* **Your goal**: Copy verbatim the block of lines in the entries below whose first line contains "Reproduce this chart with matplotlib." and whose last line contains "ax.spines['bottom'].set_zorder(4)". Leave out all other lines.
<<<<
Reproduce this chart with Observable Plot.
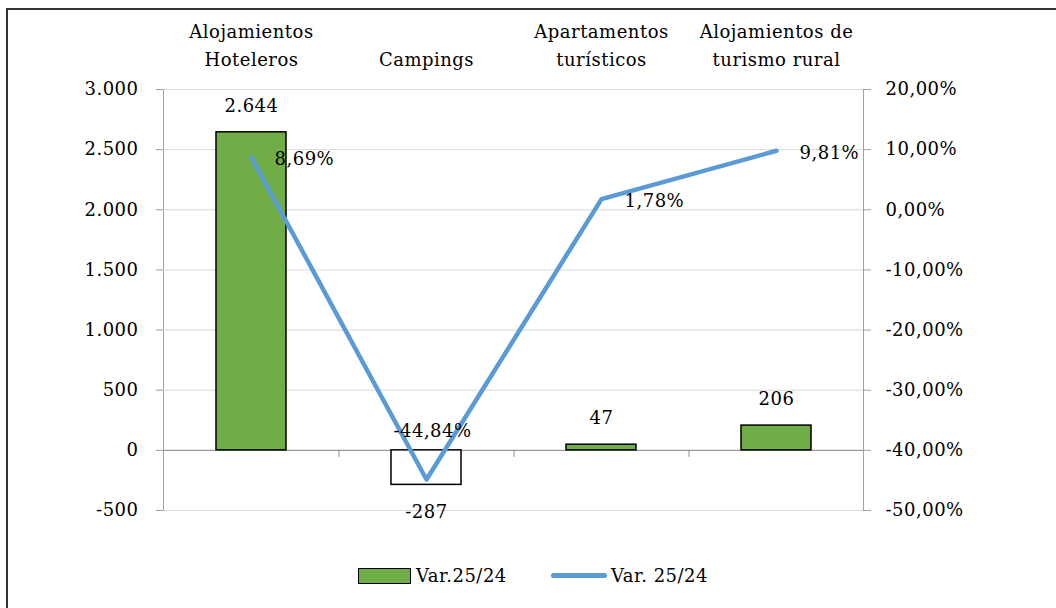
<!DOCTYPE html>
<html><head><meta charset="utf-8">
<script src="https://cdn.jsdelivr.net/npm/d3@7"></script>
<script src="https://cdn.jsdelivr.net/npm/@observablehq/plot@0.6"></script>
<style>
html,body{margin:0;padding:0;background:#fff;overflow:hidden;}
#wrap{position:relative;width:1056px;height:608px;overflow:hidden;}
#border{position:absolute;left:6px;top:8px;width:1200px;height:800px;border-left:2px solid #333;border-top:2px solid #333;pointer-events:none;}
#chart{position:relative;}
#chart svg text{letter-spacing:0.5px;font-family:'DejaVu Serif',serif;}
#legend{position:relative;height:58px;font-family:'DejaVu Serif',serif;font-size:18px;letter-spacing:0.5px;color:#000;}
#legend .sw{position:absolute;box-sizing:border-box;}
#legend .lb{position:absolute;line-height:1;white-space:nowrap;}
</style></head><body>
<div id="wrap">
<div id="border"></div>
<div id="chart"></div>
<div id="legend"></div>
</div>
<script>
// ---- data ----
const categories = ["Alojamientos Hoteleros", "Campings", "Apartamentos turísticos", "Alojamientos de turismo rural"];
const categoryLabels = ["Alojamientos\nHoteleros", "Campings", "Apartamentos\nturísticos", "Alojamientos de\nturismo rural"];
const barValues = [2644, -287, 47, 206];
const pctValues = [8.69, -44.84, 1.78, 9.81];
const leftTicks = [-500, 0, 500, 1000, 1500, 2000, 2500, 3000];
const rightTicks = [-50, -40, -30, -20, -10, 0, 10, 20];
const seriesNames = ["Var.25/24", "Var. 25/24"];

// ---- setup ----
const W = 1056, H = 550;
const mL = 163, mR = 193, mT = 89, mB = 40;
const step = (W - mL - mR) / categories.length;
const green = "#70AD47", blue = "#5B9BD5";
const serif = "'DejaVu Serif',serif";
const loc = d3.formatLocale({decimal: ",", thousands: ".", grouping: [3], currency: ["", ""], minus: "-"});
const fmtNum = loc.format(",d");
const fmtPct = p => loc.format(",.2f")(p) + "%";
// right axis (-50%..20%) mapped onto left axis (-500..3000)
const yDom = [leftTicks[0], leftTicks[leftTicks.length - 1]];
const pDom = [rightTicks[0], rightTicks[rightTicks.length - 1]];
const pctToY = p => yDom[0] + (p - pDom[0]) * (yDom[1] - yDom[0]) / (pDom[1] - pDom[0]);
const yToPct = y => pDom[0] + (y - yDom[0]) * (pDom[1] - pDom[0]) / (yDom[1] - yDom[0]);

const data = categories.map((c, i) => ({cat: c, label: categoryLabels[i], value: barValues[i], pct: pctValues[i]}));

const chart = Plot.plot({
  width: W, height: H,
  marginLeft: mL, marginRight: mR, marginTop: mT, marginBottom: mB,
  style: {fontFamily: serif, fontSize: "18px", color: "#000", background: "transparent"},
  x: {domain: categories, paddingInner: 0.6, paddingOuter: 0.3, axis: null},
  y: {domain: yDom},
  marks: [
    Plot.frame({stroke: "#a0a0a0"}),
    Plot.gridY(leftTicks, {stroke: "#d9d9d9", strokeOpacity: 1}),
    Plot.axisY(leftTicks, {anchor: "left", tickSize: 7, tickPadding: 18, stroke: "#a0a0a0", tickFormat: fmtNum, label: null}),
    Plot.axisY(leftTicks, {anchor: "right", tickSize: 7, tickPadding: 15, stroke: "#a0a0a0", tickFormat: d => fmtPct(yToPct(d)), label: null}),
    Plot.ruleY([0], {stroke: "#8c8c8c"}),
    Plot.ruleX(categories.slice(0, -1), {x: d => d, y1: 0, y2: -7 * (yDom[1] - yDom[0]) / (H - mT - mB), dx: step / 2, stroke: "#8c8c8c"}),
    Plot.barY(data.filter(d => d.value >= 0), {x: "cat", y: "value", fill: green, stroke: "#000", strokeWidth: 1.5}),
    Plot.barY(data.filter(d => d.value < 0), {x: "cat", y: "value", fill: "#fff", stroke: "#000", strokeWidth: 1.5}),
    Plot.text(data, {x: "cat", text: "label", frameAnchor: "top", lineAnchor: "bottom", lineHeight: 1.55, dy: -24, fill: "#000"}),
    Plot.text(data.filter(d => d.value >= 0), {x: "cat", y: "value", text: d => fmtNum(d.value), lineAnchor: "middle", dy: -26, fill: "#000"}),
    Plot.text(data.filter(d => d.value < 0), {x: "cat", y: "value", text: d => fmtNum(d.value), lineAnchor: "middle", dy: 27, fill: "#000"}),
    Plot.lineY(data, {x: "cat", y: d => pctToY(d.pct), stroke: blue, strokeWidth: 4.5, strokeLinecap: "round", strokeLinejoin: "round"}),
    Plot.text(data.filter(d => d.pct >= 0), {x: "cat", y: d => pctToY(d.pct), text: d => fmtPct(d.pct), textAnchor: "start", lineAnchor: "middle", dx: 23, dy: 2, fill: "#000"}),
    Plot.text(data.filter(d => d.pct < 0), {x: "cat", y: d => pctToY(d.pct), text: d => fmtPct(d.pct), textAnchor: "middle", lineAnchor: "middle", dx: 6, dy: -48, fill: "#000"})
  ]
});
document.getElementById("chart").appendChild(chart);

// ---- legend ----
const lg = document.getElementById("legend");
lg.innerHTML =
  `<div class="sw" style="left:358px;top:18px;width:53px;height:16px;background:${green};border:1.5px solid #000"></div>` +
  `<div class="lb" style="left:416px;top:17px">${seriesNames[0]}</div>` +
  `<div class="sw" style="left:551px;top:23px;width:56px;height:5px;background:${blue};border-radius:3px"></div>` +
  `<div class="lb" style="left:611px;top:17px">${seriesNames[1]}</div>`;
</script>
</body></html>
>>>>
<<<<
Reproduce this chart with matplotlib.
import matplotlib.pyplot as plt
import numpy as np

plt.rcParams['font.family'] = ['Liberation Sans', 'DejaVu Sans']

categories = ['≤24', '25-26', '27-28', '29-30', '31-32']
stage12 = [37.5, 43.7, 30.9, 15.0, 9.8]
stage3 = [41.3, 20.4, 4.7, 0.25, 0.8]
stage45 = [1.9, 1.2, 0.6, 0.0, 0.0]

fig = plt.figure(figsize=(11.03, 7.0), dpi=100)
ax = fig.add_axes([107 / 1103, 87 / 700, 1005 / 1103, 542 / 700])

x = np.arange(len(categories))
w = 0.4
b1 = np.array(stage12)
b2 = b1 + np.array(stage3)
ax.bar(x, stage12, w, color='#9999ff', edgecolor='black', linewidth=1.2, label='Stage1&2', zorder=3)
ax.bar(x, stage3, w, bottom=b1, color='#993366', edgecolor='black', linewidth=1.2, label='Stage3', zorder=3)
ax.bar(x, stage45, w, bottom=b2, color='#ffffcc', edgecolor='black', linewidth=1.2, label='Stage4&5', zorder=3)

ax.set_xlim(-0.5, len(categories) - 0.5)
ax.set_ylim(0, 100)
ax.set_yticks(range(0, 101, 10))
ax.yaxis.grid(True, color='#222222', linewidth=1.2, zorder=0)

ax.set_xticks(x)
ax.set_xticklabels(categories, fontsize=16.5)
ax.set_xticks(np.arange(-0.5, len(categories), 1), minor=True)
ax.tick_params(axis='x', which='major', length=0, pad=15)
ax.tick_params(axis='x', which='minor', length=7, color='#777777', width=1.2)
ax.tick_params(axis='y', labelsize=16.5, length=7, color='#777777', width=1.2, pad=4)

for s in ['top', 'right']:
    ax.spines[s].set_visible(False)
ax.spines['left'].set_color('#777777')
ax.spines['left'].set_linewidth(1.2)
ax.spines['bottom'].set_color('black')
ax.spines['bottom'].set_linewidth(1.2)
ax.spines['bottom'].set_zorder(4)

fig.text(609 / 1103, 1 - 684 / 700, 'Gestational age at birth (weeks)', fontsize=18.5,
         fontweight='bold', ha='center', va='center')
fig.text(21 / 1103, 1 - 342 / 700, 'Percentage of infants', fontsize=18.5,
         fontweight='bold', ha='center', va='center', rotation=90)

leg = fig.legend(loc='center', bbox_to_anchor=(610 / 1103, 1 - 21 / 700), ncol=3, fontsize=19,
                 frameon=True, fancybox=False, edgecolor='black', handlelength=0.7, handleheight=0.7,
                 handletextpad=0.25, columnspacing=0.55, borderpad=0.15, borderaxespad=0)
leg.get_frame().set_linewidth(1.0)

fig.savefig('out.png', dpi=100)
>>>>
* **Completed exercise**:
Reproduce this chart with matplotlib.
import matplotlib.pyplot as plt
import numpy as np

plt.rcParams['font.family'] = ['Liberation Sans', 'DejaVu Sans']

categories = ['≤24', '25-26', '27-28', '29-30', '31-32']
stage12 = [37.5, 43.7, 30.9, 15.0, 9.8]
stage3 = [41.3, 20.4, 4.7, 0.25, 0.8]
stage45 = [1.9, 1.2, 0.6, 0.0, 0.0]

fig = plt.figure(figsize=(11.03, 7.0), dpi=100)
ax = fig.add_axes([107 / 1103, 87 / 700, 1005 / 1103, 542 / 700])

x = np.arange(len(categories))
w = 0.4
b1 = np.array(stage12)
b2 = b1 + np.array(stage3)
ax.bar(x, stage12, w, color='#9999ff', edgecolor='black', linewidth=1.2, label='Stage1&2', zorder=3)
ax.bar(x, stage3, w, bottom=b1, color='#993366', edgecolor='black', linewidth=1.2, label='Stage3', zorder=3)
ax.bar(x, stage45, w, bottom=b2, color='#ffffcc', edgecolor='black', linewidth=1.2, label='Stage4&5', zorder=3)

ax.set_xlim(-0.5, len(categories) - 0.5)
ax.set_ylim(0, 100)
ax.set_yticks(range(0, 101, 10))
ax.yaxis.grid(True, color='#222222', linewidth=1.2, zorder=0)

ax.set_xticks(x)
ax.set_xticklabels(categories, fontsize=16.5)
ax.set_xticks(np.arange(-0.5, len(categories), 1), minor=True)
ax.tick_params(axis='x', which='major', length=0, pad=15)
ax.tick_params(axis='x', which='minor', length=7, color='#777777', width=1.2)
ax.tick_params(axis='y', labelsize=16.5, length=7, color='#777777', width=1.2, pad=4)

for s in ['top', 'right']:
    ax.spines[s].set_visible(False)
ax.spines['left'].set_color('#777777')
ax.spines['left'].set_linewidth(1.2)
ax.spines['bottom'].set_color('black')
ax.spines['bottom'].set_linewidth(1.2)
ax.spines['bottom'].set_zorder(4)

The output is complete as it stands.